Saturday, October 27, 2012

Sister's Baby Shower - Girly Wishes

I made my sister’s girlfriend cry at the shower. Tears. Actual tears.

All night long, everyone was of course asking me how I felt (“Oh, great, thanks….), how things are going (“they’re going,” “we’re getting there”), and telling me how “cute” I looked (smile – “thanks!”). All of that was fine. Well, because I have learned in the last month that when people ask how you’re feeling when you are pregnant, they don’t really want to know. Unless it’s your OB/GYN. He might. Everyone else is just being polite. I realized this because when you start to tell them you are not feeling so hot, that you throw up in your mouth at least four times a night and your boobs itch so badly they feel like they are going to erupt into flames….well, people get uncomfortable and they want to leave the conversation. So now I just smile and say, “Oh great, thanks” and I contribute to the false belief that all non-pregnant women have that pregnancy is so wonderful. I digress.

Throughout the night, I was, as usual, making many comments about my baby being a girl. I mentioned that I talk to her and call her Juliette (because how beautiful is that name?? I can’t wait to have a Juliette!), that I only buy girly things, that I just know it is a girl I am cooking.

So after my sister was finished opening her gifts (a ton of diapers – I am jealous. And yet I still can’t believe I am jealous of a ton of diapers) I offered to show some people my newly moved-into house next door. Her friend came along. We toured the house, everyone oohed and ahhed and then left to go back to my mom’s. But not this friend.
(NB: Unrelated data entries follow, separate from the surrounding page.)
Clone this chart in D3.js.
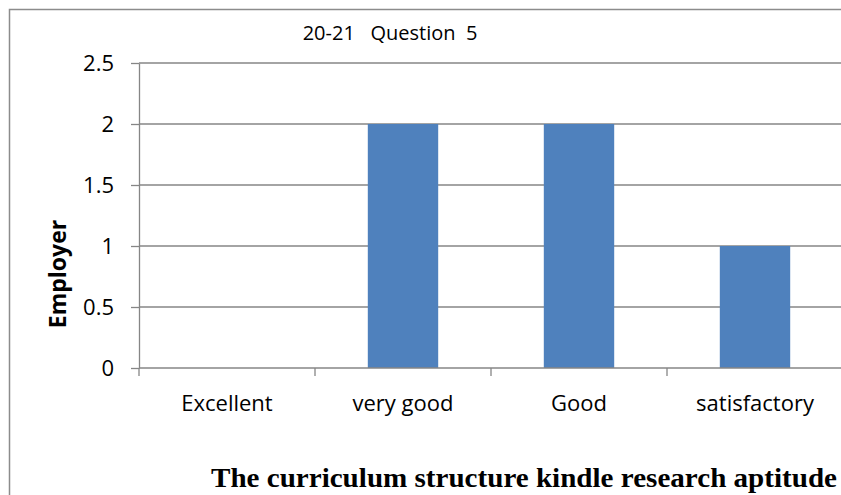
<!DOCTYPE html>
<html>
<head>
<meta charset="utf-8">
<script src="https://cdn.jsdelivr.net/npm/d3@7"></script>
<style>
  html, body { margin: 0; padding: 0; background: #fff; overflow: hidden; }
  svg { display: block; }
  .axis text { font-family: "Open Sans", sans-serif; font-size: 22px; fill: #000; }
  .axis path, .axis line { stroke: #868686; stroke-width: 1.3; }
</style>
</head>
<body>
<div id="chart"></div>
<script>
// chart data
var categories = ["Excellent", "very good", "Good", "satisfactory"];
var values = [0, 2, 2, 1];
var yTicks = [0, 0.5, 1, 1.5, 2, 2.5];
var chartTitle = "20-21   Question  5";
var yTitle = "Employer";
var xTitle = "The curriculum structure kindle research aptitude";

// outer size and plot area
var W = 841, H = 495;
var plot = {left: 139, right: 843, top: 63, bottom: 368};

var svg = d3.select("#chart")
    .append("svg")
    .attr("width", W)
    .attr("height", H);

// chart border: only the left and top edges are inside the picture
svg.append("path")
    .attr("d", "M9.5," + H + "V9.5H" + W)
    .attr("fill", "none")
    .attr("stroke", "#8c8c8c")
    .attr("stroke-width", 1.5);

// scales
var x = d3.scaleBand()
    .domain(categories)
    .range([plot.left, plot.right])
    .paddingInner(0.6)
    .paddingOuter(0.3);

var y = d3.scaleLinear()
    .domain([0, 2.5])
    .range([plot.bottom, plot.top]);

// horizontal gridlines
svg.append("g")
    .selectAll("line")
    .data(yTicks.filter(function(d) { return d > 0; }))
    .enter().append("line")
    .attr("x1", plot.left)
    .attr("x2", W)
    .attr("y1", function(d) { return y(d); })
    .attr("y2", function(d) { return y(d); })
    .attr("stroke", "#868686")
    .attr("stroke-width", 1.3);

// bars
svg.append("g")
    .selectAll("rect")
    .data(values)
    .enter().append("rect")
    .attr("x", function(d, i) { return x(categories[i]); })
    .attr("y", function(d) { return y(d); })
    .attr("width", x.bandwidth())
    .attr("height", function(d) { return y(0) - y(d); })
    .attr("fill", "#4f81bd");

// y axis
var yAxis = d3.axisLeft(y)
    .tickValues(yTicks)
    .tickFormat(d3.format("~g"))
    .tickSizeInner(8)
    .tickSizeOuter(0)
    .tickPadding(17);

svg.append("g")
    .attr("class", "axis")
    .attr("transform", "translate(" + plot.left + ",0)")
    .call(yAxis);

// x axis: ticks sit on band edges, so draw them apart from the labels
var xAxisG = svg.append("g")
    .attr("class", "axis");

xAxisG.append("line")
    .attr("x1", plot.left)
    .attr("x2", W)
    .attr("y1", y(0))
    .attr("y2", y(0));

xAxisG.selectAll(".tk")
    .data(categories)
    .enter().append("line")
    .attr("class", "tk")
    .attr("x1", function(d) { return x(d) - x.step() * x.paddingOuter(); })
    .attr("x2", function(d) { return x(d) - x.step() * x.paddingOuter(); })
    .attr("y1", y(0))
    .attr("y2", y(0) + 8);

xAxisG.selectAll(".lbl")
    .data(categories)
    .enter().append("text")
    .attr("class", "lbl")
    .attr("x", function(d) { return x(d) + x.bandwidth() / 2; })
    .attr("y", 411)
    .attr("text-anchor", "middle")
    .text(function(d) { return d; });

// chart title
svg.append("text")
    .attr("x", 390)
    .attr("y", 40)
    .attr("text-anchor", "middle")
    .style("font-family", "'Open Sans', sans-serif")
    .style("font-size", "20px")
    .style("white-space", "pre")
    .text(chartTitle);

// y axis title
svg.append("text")
    .attr("transform", "translate(66,274) rotate(-90)")
    .attr("text-anchor", "middle")
    .style("font-family", "'Open Sans', sans-serif")
    .style("font-size", "23px")
    .style("font-weight", "bold")
    .text(yTitle);

// x axis title
svg.append("text")
    .attr("x", 524)
    .attr("y", 487)
    .attr("text-anchor", "middle")
    .attr("textLength", 626)
    .attr("lengthAdjust", "spacingAndGlyphs")
    .style("font-family", "'Liberation Serif', 'Times New Roman', serif")
    .style("font-size", "28px")
    .style("font-weight", "bold")
    .text(xTitle);
</script>
</body>
</html>
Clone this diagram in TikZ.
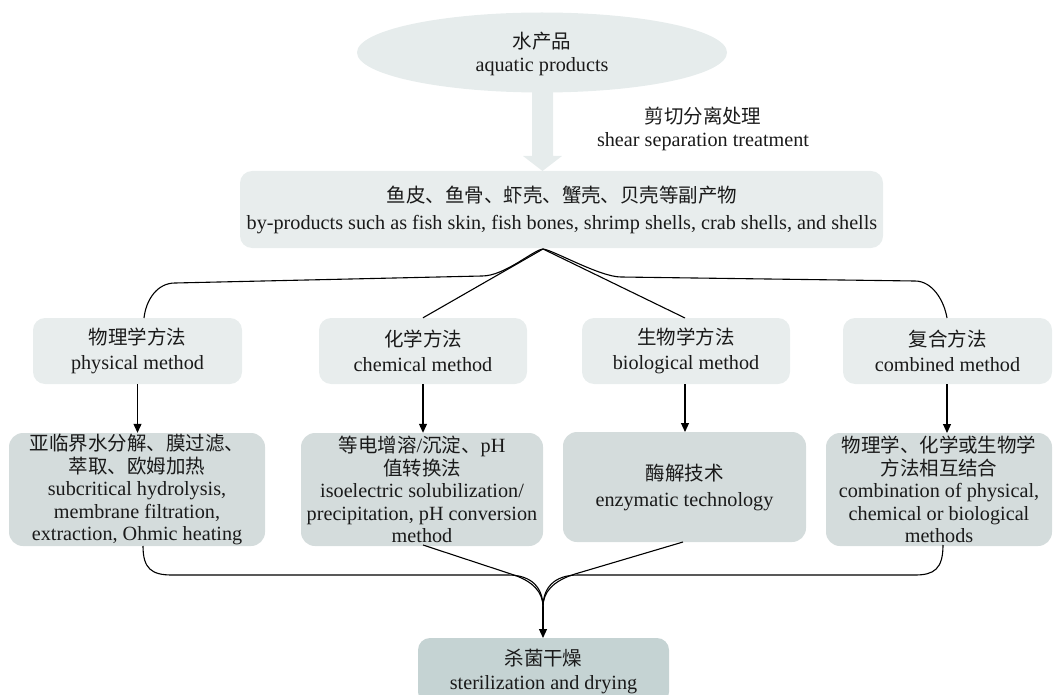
\documentclass[tikz,border=0pt]{standalone}
\usepackage{fontspec}
\setmainfont{Liberation Serif}
\newfontfamily\cjk[Scale=0.965]{Noto Sans CJK SC}
\usetikzlibrary{shapes.geometric,arrows.meta}
\definecolor{ellc}{HTML}{E6ECEC}
\definecolor{lightc}{HTML}{E8EDED}
\definecolor{midc}{HTML}{D4DCDC}
\definecolor{darkc}{HTML}{C5D3D3}
\definecolor{txt}{HTML}{1A1A1A}
\begin{document}
\begin{tikzpicture}[x=1pt,y=-1pt,
  every node/.style={font=\fontsize{20.2}{22.5}\selectfont, text=txt, align=center, inner sep=0pt},
  lightbox/.style={fill=lightc, rounded corners=12pt, minimum height=66pt, minimum width=209pt},
  midbox/.style={fill=midc, rounded corners=14pt, minimum height=113pt},
  conn/.style={draw=black, line width=1.1pt},
  arr/.style={conn, -{Triangle[length=9pt,width=8pt]}}]
\useasboundingbox (0,0) rectangle (1054,695);
\clip (0,0) rectangle (1054,695);
% big arrow
\fill[ellc] (532,80) -- (553,80) -- (553,156) -- (562,156) -- (542.5,171) -- (523,156) -- (532,156) -- cycle;
\node[ellipse, fill=ellc, minimum width=370pt, minimum height=80pt] (aq) at (542,52.5) {};
\node[font=\fontsize{20.2}{23}\selectfont] (aqt) at (542,54) {{\cjk 水产品}\\aquatic products};
\node[font=\fontsize{20.2}{23}\selectfont] (shear) at (703,129) {{\cjk 剪切分离处理}\\shear separation treatment};
% by-products
\node[fill=lightc, rounded corners=12pt, minimum width=643pt, minimum height=77pt] (bp) at (561.5,209.5) {};
\node[font=\fontsize{20.2}{27}\selectfont] (bpt) at (562,209.5) {{\cjk 鱼皮、鱼骨、虾壳、蟹壳、贝壳等副产物}\\by-products such as fish skin, fish bones, shrimp shells, crab shells, and shells};
% method boxes
\node[lightbox, font=\fontsize{20.2}{25}\selectfont] (phys) at (137.5,351) {{\cjk 物理学方法}\\physical method};
\node[lightbox, font=\fontsize{20.2}{25}\selectfont, minimum width=208pt] (chem) at (423,351) {{\cjk 化学方法}\\chemical method};
\node[lightbox, font=\fontsize{20.2}{25}\selectfont, minimum width=208pt] (bio) at (686,351) {{\cjk 生物学方法}\\biological method};
\node[lightbox, font=\fontsize{20.2}{25}\selectfont] (comb) at (947.5,351) {{\cjk 复合方法}\\combined method};
% detail boxes
\node[midbox, minimum width=256pt] (physd) at (137,489.5) {{\cjk 亚临界水分解、膜过滤、}\\{\cjk 萃取、欧姆加热}\\subcritical hydrolysis,\\membrane filtration,\\extraction, Ohmic heating};
\node[midbox, minimum width=242pt] (chemd) at (422,489.5) {{\cjk 等电增溶}/{\cjk 沉淀、}pH\\{\cjk 值转换法}\\isoelectric solubilization/\\precipitation, pH conversion\\method};
\node[midbox, minimum width=243pt, minimum height=110pt, font=\fontsize{20.2}{26}\selectfont] (biod) at (684.5,487) {{\cjk 酶解技术}\\enzymatic technology};
\node[midbox, minimum width=226pt] (combd) at (939,489.5) {{\cjk 物理学、化学或生物学}\\{\cjk 方法相互结合}\\combination of physical,\\chemical or biological\\methods};
% final
\node[fill=darkc, rounded corners=12pt, minimum width=251pt, minimum height=66pt, font=\fontsize{20.2}{24}\selectfont] (fin) at (543.5,671) {{\cjk 杀菌干燥}\\sterilization and drying};
% top connectors
\coordinate (peak) at (543,249);
\draw[conn] (peak) .. controls (533,250) and (505,276) .. (482,276) -- (175,283) .. controls (157,283) and (146,300) .. (144,318);
\draw[conn] (peak) .. controls (553,250) and (600,277) .. (621,277) -- (915,281) .. controls (932,281) and (944,300) .. (947,318);
\draw[conn] (peak) -- (chem.north);
\draw[conn] (peak) -- (685,318);
% down arrows
\draw[arr] (phys.south) -- (phys.south |- physd.north);
\draw[arr] (chem.south) -- (chem.south |- chemd.north);
\draw[arr] (685,384) -- (685,432);
\draw[arr] (947,384) -- (947,433);
% bottom connectors
\coordinate (pb) at (143,546);
\coordinate (cb) at (423,545);
\coordinate (bb) at (683,542);
\coordinate (kb) at (943,545);
\coordinate (m) at (543,607);
\draw[conn] (pb) .. controls (143,569) and (152,575) .. (172,575) -- (508,575) .. controls (532,575) and (543,588) .. (m);
\draw[conn] (cb) -- (511,574) .. controls (533,581) and (543,592) .. (m);
\draw[conn] (bb) -- (575,574) .. controls (553,581) and (543,592) .. (m);
\draw[conn] (kb) .. controls (943,569) and (934,575) .. (915,575) -- (578,575) .. controls (554,575) and (543,588) .. (m);
\draw[arr] (m) -- (543,638);
\end{tikzpicture}
\end{document}
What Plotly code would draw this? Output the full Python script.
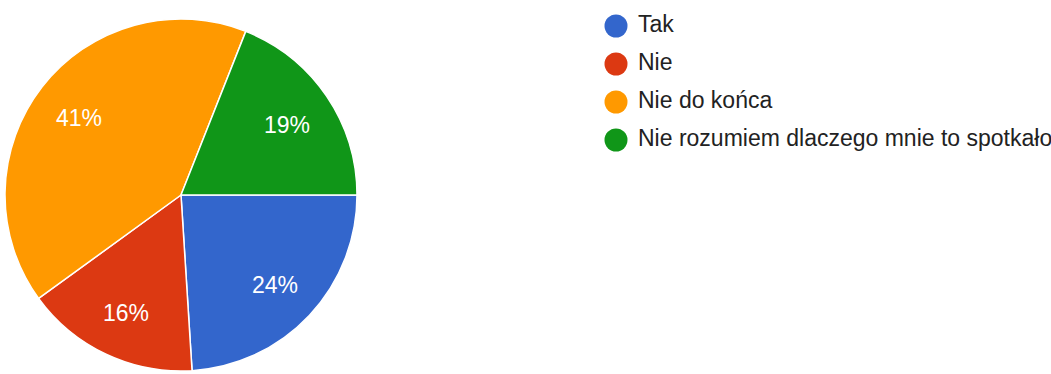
import math
import plotly.graph_objects as go

# Survey answers and their shares (percent)
labels = ["Tak", "Nie", "Nie do końca", "Nie rozumiem dlaczego mnie to spotkało"]
values = [24, 16, 41, 19]
colors = ["#3366cc", "#dc3912", "#ff9900", "#109618"]

W, H = 1051, 374
FONT = "Arial, Liberation Sans, sans-serif"

# pie geometry in pixels (start at 3 o'clock, clockwise)
cx, cy, r = 181, 195, 176
start_deg = 90
label_frac = 0.73

fig = go.Figure()

fig.add_trace(go.Pie(
    labels=labels,
    values=values,
    sort=False,
    direction="clockwise",
    rotation=start_deg,
    marker=dict(colors=colors, line=dict(color="white", width=1.5)),
    textinfo="none",
    showlegend=False,
    hoverinfo="label+percent",
    domain=dict(x=[(cx - r) / W, (cx + r) / W],
                y=[1 - (cy + r) / H, 1 - (cy - r) / H]),
))

# percentage labels placed along each slice's middle angle (drawn above the pie)
total = sum(values)
acc = 0
for v in values:
    mid = math.radians(start_deg + (acc + v / 2) / total * 360)
    fig.add_annotation(
        x=cx + label_frac * r * math.sin(mid),
        y=cy - label_frac * r * math.cos(mid) + 2,
        xref="x", yref="y",
        text=f"{round(v / total * 100)}%",
        showarrow=False,
        xanchor="center", yanchor="middle",
        font=dict(family=FONT, size=23, color="white"),
    )
    acc += v

# legend drawn as a column of circle markers with labels
row_gap = 38
first_row = 26
legend_x = 616
text_x = legend_x + 22
rows = [first_row + i * row_gap for i in range(len(labels))]

fig.add_trace(go.Scatter(
    x=[legend_x] * len(labels), y=rows,
    mode="markers",
    marker=dict(size=23, color=colors, line=dict(width=0)),
    hoverinfo="skip", showlegend=False,
))
fig.add_trace(go.Scatter(
    x=[text_x] * len(labels), y=rows,
    mode="text", text=labels,
    textposition="middle right",
    textfont=dict(family=FONT, size=23, color="#222222"),
    hoverinfo="skip", showlegend=False,
))

fig.update_layout(
    width=W, height=H,
    margin=dict(l=0, r=0, t=0, b=0),
    paper_bgcolor="white",
    plot_bgcolor="rgba(0,0,0,0)",
    xaxis=dict(range=[0, W], visible=False, fixedrange=True),
    yaxis=dict(range=[H, 0], visible=False, fixedrange=True),
)

fig.write_html("out.html")
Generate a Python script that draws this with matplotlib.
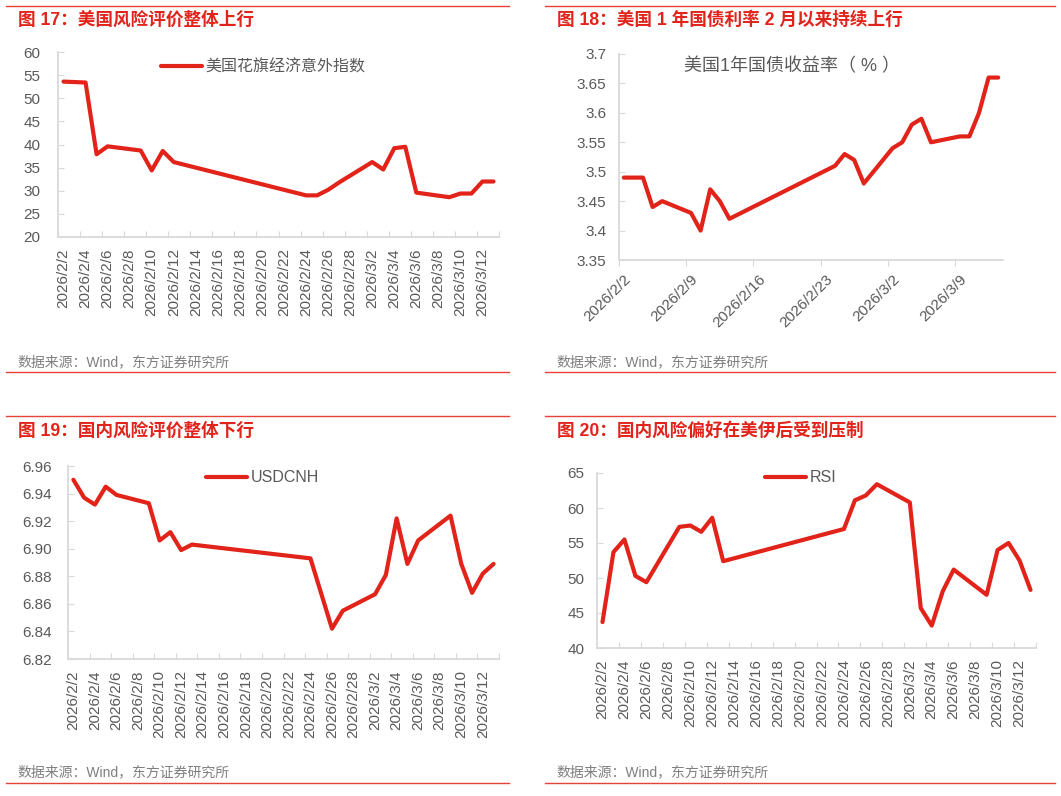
import matplotlib
matplotlib.use('Agg')
import matplotlib.pyplot as plt
from matplotlib.lines import Line2D
from matplotlib.ticker import FuncFormatter
import pandas as pd

plt.rcParams['font.family'] = ['Liberation Sans', 'Noto Sans CJK SC', 'DejaVu Sans']

# ---- data ----
dates1 = ['2/2', '2/3', '2/4', '2/5', '2/6', '2/9', '2/10', '2/11', '2/12', '2/24', '2/25',
          '2/26', '2/27', '3/2', '3/3', '3/4', '3/5', '3/6', '3/9', '3/10', '3/11', '3/12', '3/13']
citi = [53.6, 53.5, 53.4, 37.9, 39.6, 38.7, 34.4, 38.6, 36.2, 29.0, 29.0,
        30.2, 31.8, 36.2, 34.6, 39.2, 39.5, 29.6, 28.6, 29.4, 29.4, 32.0, 32.0]

dates2 = ['2/2', '2/3', '2/4', '2/5', '2/6', '2/9', '2/10', '2/11', '2/12', '2/13', '2/24', '2/25',
          '2/26', '2/27', '3/2', '3/3', '3/4', '3/5', '3/6', '3/9', '3/10', '3/11', '3/12', '3/13']
ust1y = [3.49, 3.49, 3.49, 3.44, 3.45, 3.43, 3.40, 3.47, 3.45, 3.42, 3.51, 3.53,
         3.52, 3.48, 3.54, 3.55, 3.58, 3.59, 3.55, 3.56, 3.56, 3.60, 3.66, 3.66]

dates3 = ['2/2', '2/3', '2/4', '2/5', '2/6', '2/9', '2/10', '2/11', '2/12', '2/13', '2/24',
          '2/26', '2/27', '3/2', '3/3', '3/4', '3/5', '3/6', '3/9', '3/10', '3/11', '3/12', '3/13']
usdcnh = [6.950, 6.937, 6.932, 6.945, 6.939, 6.933, 6.906, 6.912, 6.899, 6.903, 6.893,
          6.842, 6.855, 6.867, 6.881, 6.922, 6.889, 6.906, 6.924, 6.889, 6.868, 6.882, 6.889]

dates4 = ['2/2', '2/3', '2/4', '2/5', '2/6', '2/9', '2/10', '2/11', '2/12', '2/13', '2/24', '2/25',
          '2/26', '2/27', '3/2', '3/3', '3/4', '3/5', '3/6', '3/9', '3/10', '3/11', '3/12', '3/13']
rsi = [43.7, 53.7, 55.5, 50.3, 49.4, 57.3, 57.5, 56.6, 58.6, 52.4, 57.0, 61.1,
       61.8, 63.4, 60.8, 45.7, 43.2, 48.1, 51.2, 47.6, 54.0, 55.0, 52.5, 48.3]

labels_2d = ['2026/2/2', '2026/2/4', '2026/2/6', '2026/2/8', '2026/2/10', '2026/2/12',
             '2026/2/14', '2026/2/16', '2026/2/18', '2026/2/20', '2026/2/22', '2026/2/24',
             '2026/2/26', '2026/2/28', '2026/3/2', '2026/3/4', '2026/3/6', '2026/3/8',
             '2026/3/10', '2026/3/12']
labels_7d = ['2026/2/2', '2026/2/9', '2026/2/16', '2026/2/23', '2026/3/2', '2026/3/9']

titles = ['图 17：美国风险评价整体上行', '图 18：美国 1 年国债利率 2 月以来持续上行',
          '图 19：国内风险评价整体下行', '图 20：国内风险偏好在美伊后受到压制']
source = '数据来源：Wind，东方证券研究所'

base = pd.Timestamp('2026-02-02')


def day_index(ds):
    return [(pd.Timestamp('2026/' + d) - base).days for d in ds]


def label_index(ls):
    return [(pd.Timestamp(s) - base).days for s in ls]


RED = '#E2231A'
GRAY = '#595959'
AXC = '#D9D9D9'
W, H = 1061, 796

fig = plt.figure(figsize=(W / 100, H / 100), dpi=100)


def box(l, r, t, b):
    return [l / W, 1 - b / H, (r - l) / W, (b - t) / H]


def style(ax, ypad, tickdir='in'):
    for s in ['top', 'right']:
        ax.spines[s].set_visible(False)
    for s in ['left', 'bottom']:
        ax.spines[s].set_color(AXC)
        ax.spines[s].set_linewidth(1.3)
    ax.tick_params(axis='y', direction='in', length=4, color=AXC, labelcolor=GRAY, labelsize=11, pad=ypad)
    ax.tick_params(axis='x', which='major', direction=tickdir, length=4, color=AXC, labelsize=11)
    ax.set_xlim(-0.5, 39.5)


def date_ticks90(ax):
    ax.set_xticks([i - 0.5 for i in range(0, 41, 2)])
    ax.set_xticklabels([])
    ax.set_xticks(label_index(labels_2d), minor=True)
    ax.set_xticklabels(labels_2d, minor=True, rotation=90, color=GRAY, fontsize=11)
    ax.tick_params(axis='x', which='minor', length=0, pad=8)


def legend(ax, label, x, y):
    h = Line2D([], [], color=RED, lw=3, solid_capstyle='round')
    ax.legend([h], [label], loc='center left', bbox_to_anchor=(x / W, 1 - y / H),
              bbox_transform=fig.transFigure, frameon=False, borderpad=0,
              borderaxespad=0, handlelength=2.55, handletextpad=0.25,
              prop={'size': 11.5}, labelcolor=GRAY)


def frame_deco(x0, x1, ytop, ybot, title, tx, ty, sy):
    fig.add_artist(Line2D([x0 / W, x1 / W], [1 - ytop / H] * 2, color='#E8413A', lw=1))
    fig.add_artist(Line2D([x0 / W, x1 / W], [1 - ybot / H] * 2, color='#E8413A', lw=1))
    fig.text(tx / W, 1 - ty / H, title, color=RED, fontsize=12.7, fontweight='bold', va='center')
    fig.text((tx - 1) / W, 1 - sy / H, source, color='#7F7F7F', fontsize=10, va='center')


line_kw = dict(color=RED, lw=3, solid_joinstyle='round', solid_capstyle='round')

# panel 1
ax1 = fig.add_axes(box(58, 499, 52, 237))
ax1.plot(day_index(dates1), citi, **line_kw)
ax1.set_ylim(20, 60)
ax1.set_yticks(range(20, 61, 5))
style(ax1, 12.5)
date_ticks90(ax1)
legend(ax1, '美国花旗经济意外指数', 161, 67)

# panel 2
ax2 = fig.add_axes(box(619, 1003, 54, 260))
ax2.plot(day_index(dates2), ust1y, **line_kw)
ax2.set_ylim(3.35, 3.7)
ax2.set_yticks([3.35, 3.4, 3.45, 3.5, 3.55, 3.6, 3.65, 3.7])
ax2.yaxis.set_major_formatter(FuncFormatter(lambda v, p: '%g' % round(v, 2)))
style(ax2, 9, tickdir='out')
ax2.set_xticks([i - 0.5 for i in range(0, 41, 7)])
ax2.set_xticklabels([])
ax2.set_xticks(label_index(labels_7d), minor=True)
ax2.set_xticklabels(labels_7d, minor=True, rotation=45, ha='right', rotation_mode='anchor',
                    color=GRAY, fontsize=11)
ax2.tick_params(axis='x', which='minor', length=0, pad=9)
fig.text(792 / W, 1 - 67 / H, '美国1年国债收益率（ % ）', color=GRAY, fontsize=13,
         ha='center', va='center')

# panel 3
ax3 = fig.add_axes(box(68, 499, 466, 659))
ax3.plot(day_index(dates3), usdcnh, **line_kw)
ax3.set_ylim(6.82, 6.96)
ax3.set_yticks([6.82, 6.84, 6.86, 6.88, 6.90, 6.92, 6.94, 6.96])
ax3.yaxis.set_major_formatter(FuncFormatter(lambda v, p: '%.2f' % v))
style(ax3, 11.7)
date_ticks90(ax3)
legend(ax3, 'USDCNH', 206, 478)

# panel 4
ax4 = fig.add_axes(box(597, 1036, 473, 648))
ax4.plot(day_index(dates4), rsi, **line_kw)
ax4.set_ylim(40, 65)
ax4.set_yticks(range(40, 66, 5))
style(ax4, 9)
date_ticks90(ax4)
legend(ax4, 'RSI', 765, 478)

frame_deco(6, 509, 6, 372, titles[0], 18, 20, 362)
frame_deco(545, 1055, 6, 372, titles[1], 557, 20, 362)
frame_deco(6, 509, 416, 783, titles[2], 18, 431, 772)
frame_deco(545, 1055, 416, 783, titles[3], 557, 431, 772)

fig.savefig('out.png', dpi=100, facecolor='white')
She touched my arm in the kitchen and very quietly said, “You need to stop. You’re really upsetting me.” I asked what was wrong and she said, “Your baby might be a boy and you need to love him!” I sort of half laughed but then saw the tears – actual tears – in her eyes. I froze. Now this girl is an incredibly sweet, yet partially-paranoid mother of two (a boy and a girl, so easy for her to say right?). I said, “I will of course love my baby no matter what!” She continued. “I think you should go find out what it is. Ask your doctor, don’t tell anyone. That way, you can come to terms with it if it’s a boy. You need to.” I said, “I will be fine. I promise.” Then, to lighten the awkward moment, I said, “…because I know it’s a girl.” That didn’t help. The tears then fell and she added, “And stop calling it Juliette. Call it Baby. Please. I called mine Baby.” I finally just yes’d her to death and smiled a whole lot so she doesn’t call CPS on me before I even give birth.  Geez. She’s not even pregnant and she cried. I wonder how many other people are worried about me with my girl-obsession!

(To all those who agree with the friend and think that I am the crazy one: I will love my child. Whole-heartedly. I don’t doubt that with one fiber of my being. Just because I picture myself with a pink, long-haired, glittered baby doesn’t mean I won’t love the hell out of my potential son. Promise. I just hope it’s a girl ;) ).

95 days to go!!!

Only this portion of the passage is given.